My panel were insightful on the emotional as well as the physical. ‘One thing I have learned is to maintain my privacy and not tell my partner everything’, Hattie told me. ‘Not that I’m being deceitful, but having boundaries – whether that’s physical space or not oversharing – is a good thing. There needs to be a little bit of mystery there, too’.
This is a great point. Our current relationship model appears to be built around the idea of being, or attempting to be, everything that one person can be to another: partner, lover, best friend & co-parent all wrapped up in one exhausted unit.
I know lots of people who can live this way, and an equal number who can’t, but try to because we have been hoodwinked into thinking that total transparency is ‘romantic’ and in Hattie’s words; retaining something of ourselves is ‘deceptive’. Crap! And people are surprised when the known becomes dull and sexual desire takes a nose dive. Which is fine if you’re ok with that and not so great if you’re not. FYI, Esther Perel is the queen of this subject. Read Mating in Captivity for further enlightenment.

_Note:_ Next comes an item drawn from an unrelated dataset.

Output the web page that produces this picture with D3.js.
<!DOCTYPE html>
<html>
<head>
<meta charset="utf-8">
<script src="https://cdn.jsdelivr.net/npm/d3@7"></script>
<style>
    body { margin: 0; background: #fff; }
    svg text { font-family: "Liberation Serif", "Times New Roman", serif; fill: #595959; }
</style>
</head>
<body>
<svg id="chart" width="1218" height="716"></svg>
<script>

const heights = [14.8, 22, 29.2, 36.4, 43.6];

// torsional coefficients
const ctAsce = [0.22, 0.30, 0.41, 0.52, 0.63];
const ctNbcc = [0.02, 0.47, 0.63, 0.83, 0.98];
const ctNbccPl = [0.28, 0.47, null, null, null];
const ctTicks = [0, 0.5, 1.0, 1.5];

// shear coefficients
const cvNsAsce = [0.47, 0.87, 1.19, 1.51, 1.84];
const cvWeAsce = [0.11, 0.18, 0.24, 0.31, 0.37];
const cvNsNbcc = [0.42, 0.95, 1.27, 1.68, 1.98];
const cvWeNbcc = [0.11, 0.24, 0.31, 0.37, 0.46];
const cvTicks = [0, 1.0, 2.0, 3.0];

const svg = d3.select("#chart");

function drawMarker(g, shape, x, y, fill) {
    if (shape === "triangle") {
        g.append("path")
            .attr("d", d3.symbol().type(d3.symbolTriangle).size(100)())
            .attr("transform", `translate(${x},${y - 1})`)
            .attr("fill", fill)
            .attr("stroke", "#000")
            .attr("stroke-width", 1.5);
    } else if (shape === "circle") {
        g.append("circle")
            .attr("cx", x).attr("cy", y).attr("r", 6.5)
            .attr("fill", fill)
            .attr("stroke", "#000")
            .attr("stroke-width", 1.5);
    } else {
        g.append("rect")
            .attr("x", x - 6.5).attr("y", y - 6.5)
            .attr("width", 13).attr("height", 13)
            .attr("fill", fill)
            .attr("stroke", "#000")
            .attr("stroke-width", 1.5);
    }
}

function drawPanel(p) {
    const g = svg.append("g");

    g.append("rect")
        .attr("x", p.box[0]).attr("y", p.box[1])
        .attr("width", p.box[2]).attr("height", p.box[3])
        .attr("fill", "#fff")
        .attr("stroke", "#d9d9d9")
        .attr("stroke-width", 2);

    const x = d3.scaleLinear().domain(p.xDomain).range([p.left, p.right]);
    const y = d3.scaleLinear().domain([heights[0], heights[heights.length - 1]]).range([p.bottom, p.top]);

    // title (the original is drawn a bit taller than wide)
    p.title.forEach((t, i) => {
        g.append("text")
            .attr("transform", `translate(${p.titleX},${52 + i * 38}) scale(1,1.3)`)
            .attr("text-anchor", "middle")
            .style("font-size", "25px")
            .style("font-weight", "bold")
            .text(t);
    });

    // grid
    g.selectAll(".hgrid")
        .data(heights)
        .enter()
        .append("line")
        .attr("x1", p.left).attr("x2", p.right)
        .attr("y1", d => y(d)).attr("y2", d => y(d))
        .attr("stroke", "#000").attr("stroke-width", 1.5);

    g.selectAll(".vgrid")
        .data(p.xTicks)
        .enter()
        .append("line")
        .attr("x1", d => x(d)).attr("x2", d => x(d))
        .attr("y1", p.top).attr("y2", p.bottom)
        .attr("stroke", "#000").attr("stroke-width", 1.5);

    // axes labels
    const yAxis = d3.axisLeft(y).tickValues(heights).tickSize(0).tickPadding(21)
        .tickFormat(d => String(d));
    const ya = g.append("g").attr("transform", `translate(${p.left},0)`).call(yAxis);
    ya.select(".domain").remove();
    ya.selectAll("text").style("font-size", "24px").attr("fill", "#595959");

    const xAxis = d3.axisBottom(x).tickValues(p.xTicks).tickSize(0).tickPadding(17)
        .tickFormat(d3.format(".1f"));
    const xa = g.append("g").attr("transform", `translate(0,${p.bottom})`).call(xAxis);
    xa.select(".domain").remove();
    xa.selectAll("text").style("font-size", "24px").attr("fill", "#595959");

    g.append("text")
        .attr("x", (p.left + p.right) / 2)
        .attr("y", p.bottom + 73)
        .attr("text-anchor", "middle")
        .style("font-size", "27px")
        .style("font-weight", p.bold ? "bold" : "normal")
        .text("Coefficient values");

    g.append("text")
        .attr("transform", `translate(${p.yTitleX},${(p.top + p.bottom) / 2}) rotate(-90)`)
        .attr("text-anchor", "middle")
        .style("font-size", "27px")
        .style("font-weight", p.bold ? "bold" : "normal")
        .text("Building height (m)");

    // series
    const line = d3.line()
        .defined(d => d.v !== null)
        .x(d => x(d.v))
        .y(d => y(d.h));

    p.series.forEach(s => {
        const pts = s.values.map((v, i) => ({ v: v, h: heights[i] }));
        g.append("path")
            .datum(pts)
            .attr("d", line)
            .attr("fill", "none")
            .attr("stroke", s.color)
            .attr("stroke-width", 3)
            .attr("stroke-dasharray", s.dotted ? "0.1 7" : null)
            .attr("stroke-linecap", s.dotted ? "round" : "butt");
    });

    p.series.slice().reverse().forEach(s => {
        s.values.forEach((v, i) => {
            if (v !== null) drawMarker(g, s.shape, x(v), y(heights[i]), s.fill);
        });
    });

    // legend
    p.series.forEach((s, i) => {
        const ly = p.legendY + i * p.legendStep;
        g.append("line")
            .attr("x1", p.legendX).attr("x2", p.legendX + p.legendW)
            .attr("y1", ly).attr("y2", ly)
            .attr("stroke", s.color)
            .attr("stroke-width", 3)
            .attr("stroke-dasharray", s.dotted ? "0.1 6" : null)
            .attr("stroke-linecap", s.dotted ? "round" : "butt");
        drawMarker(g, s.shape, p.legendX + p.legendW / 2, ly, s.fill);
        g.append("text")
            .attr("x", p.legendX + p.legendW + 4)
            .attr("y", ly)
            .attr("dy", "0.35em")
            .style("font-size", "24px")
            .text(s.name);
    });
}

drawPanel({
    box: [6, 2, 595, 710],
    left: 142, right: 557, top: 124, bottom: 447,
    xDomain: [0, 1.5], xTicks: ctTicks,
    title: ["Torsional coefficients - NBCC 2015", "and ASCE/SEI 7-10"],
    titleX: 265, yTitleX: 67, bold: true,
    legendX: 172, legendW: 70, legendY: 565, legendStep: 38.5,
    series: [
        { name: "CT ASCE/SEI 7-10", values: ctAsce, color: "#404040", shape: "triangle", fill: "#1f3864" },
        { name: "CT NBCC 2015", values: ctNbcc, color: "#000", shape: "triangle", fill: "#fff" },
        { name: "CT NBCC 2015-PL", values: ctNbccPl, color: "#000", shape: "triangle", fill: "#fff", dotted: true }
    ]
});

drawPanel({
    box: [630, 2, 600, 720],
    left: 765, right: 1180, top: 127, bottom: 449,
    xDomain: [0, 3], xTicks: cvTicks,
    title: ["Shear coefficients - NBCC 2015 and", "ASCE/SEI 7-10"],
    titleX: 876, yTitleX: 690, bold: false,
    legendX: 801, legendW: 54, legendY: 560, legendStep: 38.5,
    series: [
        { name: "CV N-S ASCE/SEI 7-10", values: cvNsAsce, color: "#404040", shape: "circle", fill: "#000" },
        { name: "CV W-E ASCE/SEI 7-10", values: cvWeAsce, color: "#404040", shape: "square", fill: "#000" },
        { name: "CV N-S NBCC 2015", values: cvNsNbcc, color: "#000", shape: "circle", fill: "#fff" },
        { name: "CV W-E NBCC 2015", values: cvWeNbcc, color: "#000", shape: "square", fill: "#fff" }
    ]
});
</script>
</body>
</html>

On other fronts, my male interviewees, both straight and gay slayed myths with lightsaber-like precision. Jonathan on the angst of a commitment-phobe partner: ‘I don’t find uncertainty thrilling; I find it a pain in the arse. The more you feel that sense of commitment, the more playful and expressive you are able to be. A big part of sex is getting to know someone…’

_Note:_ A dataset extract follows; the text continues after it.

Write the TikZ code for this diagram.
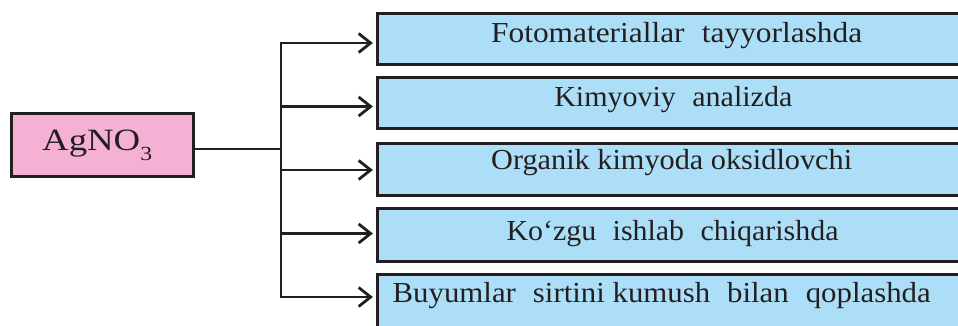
\documentclass[tikz,border=0pt]{standalone}
\usepackage{fontspec}
\setmainfont{Liberation Serif}
\usetikzlibrary{arrows.meta}
\definecolor{pinkfill}{RGB}{244,177,212}
\definecolor{bluefill}{RGB}{172,222,248}
\definecolor{ink}{RGB}{35,31,32}
\newcommand{\wsp}{\hspace{0.55em}}
\newcommand{\fitw}[2]{\resizebox{#1}{\height}{#2}}
\tikzset{
  usebox/.style={draw=ink, line width=3pt, fill=bluefill, inner sep=0pt, minimum width=598.6pt},
  agbox/.style={draw=ink, line width=3pt, fill=pinkfill, inner sep=0pt, minimum width=182.2pt, minimum height=63.2pt},
  conn/.style={draw=ink, line width=2.8pt},
  arr/.style={conn, shorten >=3pt, -{Straight Barb[length=12pt,width=19pt,line width=2.8pt]}},
  lbl/.style={anchor=base, inner sep=0pt, text=ink, font=\fontsize{29}{32}\selectfont},
  aglbl/.style={anchor=base west, inner sep=0pt, text=ink, font=\fontsize{31}{34}\selectfont},
}
\begin{document}
\begin{tikzpicture}[x=1pt,y=-1pt]
\useasboundingbox (0,0) rectangle (958,326);
\clip (0,0) rectangle (958,326);
% AgNO3 box
\node[agbox] (ag) at (102.5,145) {};
\node[aglbl] (agt) at (42,150) {\fitw{110pt}{AgNO\raisebox{-10pt}{\fontsize{20}{20}\selectfont 3}}};
% use boxes
\node[usebox, minimum height=51.2pt] (b1) at (676.7,39) {};
\node[usebox, minimum height=51.2pt] (b2) at (676.7,103) {};
\node[usebox, minimum height=52.2pt] (b3) at (676.7,169.5) {};
\node[usebox, minimum height=53.2pt] (b4) at (676.7,235) {};
\node[usebox, minimum height=80pt] (b5) at (676.7,314.4) {};
\node[lbl] (t1) at (676.7,43) {\fitw{371pt}{Fotomateriallar\wsp tayyorlashda}};
\node[lbl] (t2) at (673.3,107) {\fitw{238pt}{Kimyoviy\wsp analizda}};
\node[lbl] (t3) at (671.7,169) {\fitw{361pt}{Organik kimyoda oksidlovchi}};
\node[lbl] (t4) at (672.5,240) {\fitw{332pt}{Ko‘zgu\wsp ishlab\wsp chiqarishda}};
\node[lbl] (t5) at (661.7,302) {\fitw{538pt}{Buyumlar\wsp sirtini kumush\wsp bilan\wsp qoplashda}};
% junctions
\coordinate (j1) at (281,43);
\coordinate (j2) at (281,106.5);
\coordinate (j3) at (281,170);
\coordinate (j4) at (281,233.5);
\coordinate (j5) at (281,297);
\coordinate (jm) at (281,149);
% connectors
\draw[conn, line cap=rect] (j1) -- (j5);
\draw[conn] (ag.east |- jm) -- (jm);
\draw[arr] (j1) -- (j1 -| b1.west);
\draw[arr] (j2) -- (j2 -| b2.west);
\draw[arr] (j3) -- (j3 -| b3.west);
\draw[arr] (j4) -- (j4 -| b4.west);
\draw[arr] (j5) -- (j5 -| b5.west);
\end{tikzpicture}
\end{document}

Paul, on being a young gay man: ‘people sleep around and it’s not my scene. I remember going on Grindr when I was 16. I was terrified…’

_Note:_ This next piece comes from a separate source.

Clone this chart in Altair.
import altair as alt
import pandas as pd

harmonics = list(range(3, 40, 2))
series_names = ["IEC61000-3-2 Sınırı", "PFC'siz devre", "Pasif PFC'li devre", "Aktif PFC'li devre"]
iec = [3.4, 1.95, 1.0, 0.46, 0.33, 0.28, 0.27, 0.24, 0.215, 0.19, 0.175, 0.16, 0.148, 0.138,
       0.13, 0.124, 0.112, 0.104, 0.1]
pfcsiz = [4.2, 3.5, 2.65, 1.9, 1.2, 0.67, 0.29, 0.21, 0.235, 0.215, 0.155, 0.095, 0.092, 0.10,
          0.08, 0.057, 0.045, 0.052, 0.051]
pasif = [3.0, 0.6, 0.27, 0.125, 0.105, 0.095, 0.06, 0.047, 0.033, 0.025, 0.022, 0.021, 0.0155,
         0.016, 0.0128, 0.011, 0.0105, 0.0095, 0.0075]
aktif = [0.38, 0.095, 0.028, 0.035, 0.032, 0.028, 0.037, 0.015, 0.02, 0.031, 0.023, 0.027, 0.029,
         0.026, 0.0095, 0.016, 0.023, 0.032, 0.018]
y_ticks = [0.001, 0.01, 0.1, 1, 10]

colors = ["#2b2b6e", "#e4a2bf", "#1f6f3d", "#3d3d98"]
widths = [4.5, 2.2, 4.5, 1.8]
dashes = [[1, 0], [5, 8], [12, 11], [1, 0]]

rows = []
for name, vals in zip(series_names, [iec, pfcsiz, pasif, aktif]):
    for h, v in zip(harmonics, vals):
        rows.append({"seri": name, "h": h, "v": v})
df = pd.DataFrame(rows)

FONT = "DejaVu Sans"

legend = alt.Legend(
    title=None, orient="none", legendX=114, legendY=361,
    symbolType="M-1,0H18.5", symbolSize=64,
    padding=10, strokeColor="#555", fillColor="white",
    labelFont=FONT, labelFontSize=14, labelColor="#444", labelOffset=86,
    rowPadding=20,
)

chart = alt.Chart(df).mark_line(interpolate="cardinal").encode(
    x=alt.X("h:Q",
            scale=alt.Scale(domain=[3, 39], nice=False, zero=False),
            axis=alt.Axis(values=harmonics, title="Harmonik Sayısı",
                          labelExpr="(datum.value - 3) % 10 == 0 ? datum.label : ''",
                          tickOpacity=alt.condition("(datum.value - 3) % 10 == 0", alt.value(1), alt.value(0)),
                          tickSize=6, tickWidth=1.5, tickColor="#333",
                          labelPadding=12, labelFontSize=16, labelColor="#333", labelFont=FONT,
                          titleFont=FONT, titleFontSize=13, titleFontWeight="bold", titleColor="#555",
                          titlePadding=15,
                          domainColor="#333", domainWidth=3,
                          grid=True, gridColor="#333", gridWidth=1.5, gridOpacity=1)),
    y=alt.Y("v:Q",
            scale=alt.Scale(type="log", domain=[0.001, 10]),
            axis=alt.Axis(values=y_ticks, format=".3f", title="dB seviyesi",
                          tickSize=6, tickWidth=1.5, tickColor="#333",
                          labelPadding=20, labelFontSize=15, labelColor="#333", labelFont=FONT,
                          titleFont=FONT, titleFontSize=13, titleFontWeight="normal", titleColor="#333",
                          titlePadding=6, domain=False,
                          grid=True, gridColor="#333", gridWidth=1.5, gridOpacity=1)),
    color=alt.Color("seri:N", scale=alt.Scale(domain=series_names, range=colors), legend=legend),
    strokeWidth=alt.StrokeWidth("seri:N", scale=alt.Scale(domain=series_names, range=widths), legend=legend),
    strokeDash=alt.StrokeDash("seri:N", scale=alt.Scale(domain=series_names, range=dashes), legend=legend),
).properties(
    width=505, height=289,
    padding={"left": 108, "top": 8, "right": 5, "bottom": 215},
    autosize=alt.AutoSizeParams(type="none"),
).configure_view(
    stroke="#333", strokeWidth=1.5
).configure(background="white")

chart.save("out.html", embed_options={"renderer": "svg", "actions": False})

I also liked the way one of my interviewees summed up the BDSM component of her partnership with prosaic simplicity: ‘It’s really nice to have someone take control for a little while. It doesn’t mean they take control in the rest of our life together. At the end of the day, it’s just an act.’ Nothing more complicated than that.
I mentioned the architecture of a rocking sex life before but let it also be said that a sex life should be whatever you and your partner want it to be: rocking, sedentary, whatever moves you, literally or metaphorically. Christopher likes getting it on with girls….and boys dressed as girls but ‘in the end, it’s the cuddling and the spooning that matter.’
Swinging from chandeliers can be fun but finding someone who thinks the sun shines out of your backside is also a deal breaker. Twenty five year old Sadie nailed it: ‘My ex had a look that only certain boys are capable of giving: it’s about love, and who you are, and wanting you because of that, and that’s really hot’.
It really is. We live in a brutally visual world, where we can reject or accept another person with the flippant sideways swipe of a finger across a smart phone. Clearly life has moved on from my mum’s era, when you passed quickly from child to adult hood, got married to the first person who looked halfway decent and if you were very lucky, fancied the pants off each other. But modern life has challenges too. We are liberated, for sure - and lucky to be so – but current sexual mores can be oppressive in their own way. And complicated.
I often think to myself that in a hundred years’ time, sociologists will look back at the late 20th/early 21st century and think holy smoke, what a tricky time that was for women and men to try and get to grips with each other. Because we are poised on a tipping point between the patriarchal age (literally. Centuries of men being in charge) and something new and different and we constantly make the mistake of thinking that its sorted. Job done. That men and women are on an almost equal footing and therefore, everybody should know what they are doing and exactly how we should relate to each other.
We don’t know. Not because we are stupid but because it takes longer than the evolutionary equivalent of five minutes to work out how to co-exist after such seismic change. Women gaining control over their fertility in the 1960’s was a massive deal. The repercussions of which we are clearly still sifting through today. Simply put, and with increasing frequency, women do not depend on men in the way that our mothers and grandmothers did.
Today’s young Western women can direct the course of their own lives and as a result, we are all shuffling around, occasionally bumping into each other, (some because they clutching their out of joint noses), trying to re-arrange ourselves into new groups in light of this humungous power shift and discovering in the process –thank god – that there are a lot more choices than there used to be. There are all sorts of new ways to fit together. That there is something for everyone. That you don’t even need to identify as exclusively male or female anymore if you don’t want to, let alone tie your sexuality down to boring old gay or straight but it is discombobulating.
It is painful at times. We are very much mid shake down. Men aren’t sure what their role is in this new order and women are impatient whilst they work it out. There is collateral damage as we work our way towards the relationship iterations of the future.
And all of this is reflected in the complexity and color of our sexual lives. It’s all being played out in bedrooms and living rooms as we Netflix and chill, fall in and out of partnerships, raise children in new kinds of families and figure out how it all fits together as we wave goodbye to a generation who for better or worse, often partnered for life. It makes me unfeasibly happy to know how much my mum, like many of her generation, enjoyed her second marriage. She passed on in the autumn, just shy of her fortieth wedding anniversary to my step dad. There is a story that involved love.
We are all headed in the right direction, much as it sometimes feels otherwise. And we are doing it at a speed commensurate with actual change i.e. it doesn’t happen overnight. It happens as it happens, in its own good time.
Whilst that bubbles away on the back burner, talking helps build bridges, between men and women of all persuasions and types, between old ways and new. And if you can’t face talk then doing what you’re doing now, i.e. peeping through the port holes of other people’s lives is the next best thing.
Either way, together we are creating some pretty cool weather maps of public feeling, even here on this blog. We are building the science of us brick by brick, as we walk the walk, dare to talk and play our way towards the new normal, whatever that may be for you.